Mr Humphrey Darko's definition of 'Cancellation' and 'Delays' was totally warped. He saw three days of not flying was a mere delay. In my eyes, after a few hours it is a cancellation. Finally on the seventh day, we actually made it to the boarding gate. This time we were to fly back with Zimbabwe Airways. Again, Mr Richard Kyere, with his best impression of sincerity and compassion, guaranteed we would fly on the day. 'Yes ma'am, the plane will arrive in 30 minutes. Indeed it did but due to unsettled negotiations with Zimbabwe Airlines, we were rescheduled to fly the next morning
Tempers Soar An unlucky Ghanaian woman of no importance, (the reason why I haven't written her name), must have been the colleague to pull the short straw. It fell to her to explain the situation to us. 'The current situation is…….' I had heard this story and pathetic excuse so many a times. Her voice was deafened by the irate passengers. The Devil himself, 'Mr Humphrey Darko, also came to explain the situation. He was so blasé about the whole situation; he pushed past a passenger who was not at all impressed and didn't apologise. He then walked off, I was talking to him but as he knows me as 'the irritating school girl, who has no place asking any questions, he walked off.' I followed him, and demanded clear answers as by now we had heard so many confusing stories. He refused to listen. I tapped him on his back stating, 'next time make sure you give people the right information.' For no reason, he turned around and 'PUNCHED ME IN MY JAW' I was completely in shock which turned to tears and anger. He then advanced to beat me up some more, so I fought back, to be held back by about six, smelly security guards, one of whom snatched my mobile phone out of my hands, and is now consequently lost.
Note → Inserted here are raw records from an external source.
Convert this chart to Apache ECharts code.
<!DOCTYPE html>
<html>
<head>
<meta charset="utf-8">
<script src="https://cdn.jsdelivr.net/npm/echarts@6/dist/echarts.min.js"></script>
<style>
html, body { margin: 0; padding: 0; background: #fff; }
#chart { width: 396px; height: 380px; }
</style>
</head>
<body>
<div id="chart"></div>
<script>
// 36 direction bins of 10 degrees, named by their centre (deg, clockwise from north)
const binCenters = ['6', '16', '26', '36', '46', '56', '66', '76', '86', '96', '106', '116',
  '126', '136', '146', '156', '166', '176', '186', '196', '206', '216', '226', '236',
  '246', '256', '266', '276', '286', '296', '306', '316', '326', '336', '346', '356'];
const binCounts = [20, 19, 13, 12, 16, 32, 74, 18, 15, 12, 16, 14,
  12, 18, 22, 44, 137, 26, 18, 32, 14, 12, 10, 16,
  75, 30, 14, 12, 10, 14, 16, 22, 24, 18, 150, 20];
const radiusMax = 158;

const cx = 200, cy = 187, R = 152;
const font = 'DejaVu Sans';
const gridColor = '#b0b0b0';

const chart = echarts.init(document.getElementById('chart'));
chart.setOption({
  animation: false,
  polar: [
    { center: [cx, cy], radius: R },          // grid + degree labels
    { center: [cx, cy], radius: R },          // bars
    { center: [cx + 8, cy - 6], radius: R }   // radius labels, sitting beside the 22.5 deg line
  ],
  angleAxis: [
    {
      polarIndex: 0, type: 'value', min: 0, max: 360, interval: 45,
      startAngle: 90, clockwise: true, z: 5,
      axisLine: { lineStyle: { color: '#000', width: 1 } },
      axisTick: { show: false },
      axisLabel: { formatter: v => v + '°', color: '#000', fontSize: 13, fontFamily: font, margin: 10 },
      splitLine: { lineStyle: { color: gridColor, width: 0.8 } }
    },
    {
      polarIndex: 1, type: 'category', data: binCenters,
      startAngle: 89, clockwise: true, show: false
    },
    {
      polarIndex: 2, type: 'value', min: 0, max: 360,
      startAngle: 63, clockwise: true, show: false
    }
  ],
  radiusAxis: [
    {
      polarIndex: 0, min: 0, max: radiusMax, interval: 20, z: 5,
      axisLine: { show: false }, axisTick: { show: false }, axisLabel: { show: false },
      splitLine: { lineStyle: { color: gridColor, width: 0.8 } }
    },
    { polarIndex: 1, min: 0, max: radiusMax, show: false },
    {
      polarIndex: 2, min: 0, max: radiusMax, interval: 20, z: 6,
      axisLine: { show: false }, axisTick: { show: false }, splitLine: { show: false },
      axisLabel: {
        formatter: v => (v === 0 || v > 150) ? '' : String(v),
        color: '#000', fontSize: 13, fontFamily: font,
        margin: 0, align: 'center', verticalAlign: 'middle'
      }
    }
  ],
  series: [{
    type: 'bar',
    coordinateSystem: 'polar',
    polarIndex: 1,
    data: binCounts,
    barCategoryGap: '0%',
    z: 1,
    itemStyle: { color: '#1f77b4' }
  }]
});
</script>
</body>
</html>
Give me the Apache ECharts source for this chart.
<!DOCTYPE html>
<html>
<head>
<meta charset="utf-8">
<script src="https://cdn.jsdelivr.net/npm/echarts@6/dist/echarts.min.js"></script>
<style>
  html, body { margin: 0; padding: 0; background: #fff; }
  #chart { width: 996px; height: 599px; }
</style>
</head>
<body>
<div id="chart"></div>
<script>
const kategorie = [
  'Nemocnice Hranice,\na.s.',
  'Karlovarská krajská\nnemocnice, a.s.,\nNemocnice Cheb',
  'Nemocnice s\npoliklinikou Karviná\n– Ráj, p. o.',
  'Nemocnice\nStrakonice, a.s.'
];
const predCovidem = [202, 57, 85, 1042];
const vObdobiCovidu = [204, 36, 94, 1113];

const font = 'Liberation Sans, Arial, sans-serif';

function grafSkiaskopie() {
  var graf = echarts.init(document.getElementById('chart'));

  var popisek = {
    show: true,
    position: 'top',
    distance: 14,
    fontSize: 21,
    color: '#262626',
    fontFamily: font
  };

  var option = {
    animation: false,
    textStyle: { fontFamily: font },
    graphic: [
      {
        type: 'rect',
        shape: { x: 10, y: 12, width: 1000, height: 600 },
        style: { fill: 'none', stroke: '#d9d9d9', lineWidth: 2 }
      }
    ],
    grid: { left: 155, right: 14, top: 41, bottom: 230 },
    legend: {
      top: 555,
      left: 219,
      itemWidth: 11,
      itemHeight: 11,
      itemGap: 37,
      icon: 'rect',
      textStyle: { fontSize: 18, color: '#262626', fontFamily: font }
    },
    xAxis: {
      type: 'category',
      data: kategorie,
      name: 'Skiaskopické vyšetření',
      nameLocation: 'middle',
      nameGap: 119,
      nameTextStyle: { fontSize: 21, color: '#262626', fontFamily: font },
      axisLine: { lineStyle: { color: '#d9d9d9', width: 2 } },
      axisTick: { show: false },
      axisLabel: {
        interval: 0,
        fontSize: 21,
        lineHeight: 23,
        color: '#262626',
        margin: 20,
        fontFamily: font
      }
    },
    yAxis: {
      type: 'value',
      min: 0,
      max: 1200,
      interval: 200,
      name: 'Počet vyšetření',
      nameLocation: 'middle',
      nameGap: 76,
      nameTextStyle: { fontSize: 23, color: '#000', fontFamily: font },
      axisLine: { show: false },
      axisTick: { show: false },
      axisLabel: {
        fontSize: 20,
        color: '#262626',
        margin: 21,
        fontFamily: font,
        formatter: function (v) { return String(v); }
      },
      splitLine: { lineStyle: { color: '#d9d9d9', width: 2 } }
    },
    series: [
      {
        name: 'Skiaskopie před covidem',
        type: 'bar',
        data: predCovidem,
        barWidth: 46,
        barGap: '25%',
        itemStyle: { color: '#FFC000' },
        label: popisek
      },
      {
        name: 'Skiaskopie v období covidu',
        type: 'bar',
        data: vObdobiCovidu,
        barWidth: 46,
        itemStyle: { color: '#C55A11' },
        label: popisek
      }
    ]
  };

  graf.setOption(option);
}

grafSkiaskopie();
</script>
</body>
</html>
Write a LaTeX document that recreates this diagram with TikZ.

This happened in front of passengers and security guards, but noting was done. Mr Emmanuel Woananl apologised on his behalf, but this was not acceptable. My jaw was locked, and during the course of the night started to swell. I also went to report the incident to the police station at the airport, but the officer I met was not interested. When I asked for his name he refused.
Being a Ghanaian, born in London and raised in London, I thought going back home to the Motherland would be a experience never to be forgotten, and that it was. Ghana Airways collected our money and took us to Accra, knowing fully well that they had several hundreds of people in Ghana already who had been stranded. It is a bit like trading while insolvent, which is an offence under law. Certainly, the roguish attitude and behaviour of people like Mr. Humphrey Darko does the airline no good.
Writing this piece does not begin to explain the anger, distress and pain I endured. I went to my Motherland in hope and great expectation, and came back bruised and battered, physically and emotionally. Are the Ghana Airways staff not accountable to anybody? I tend to wonder.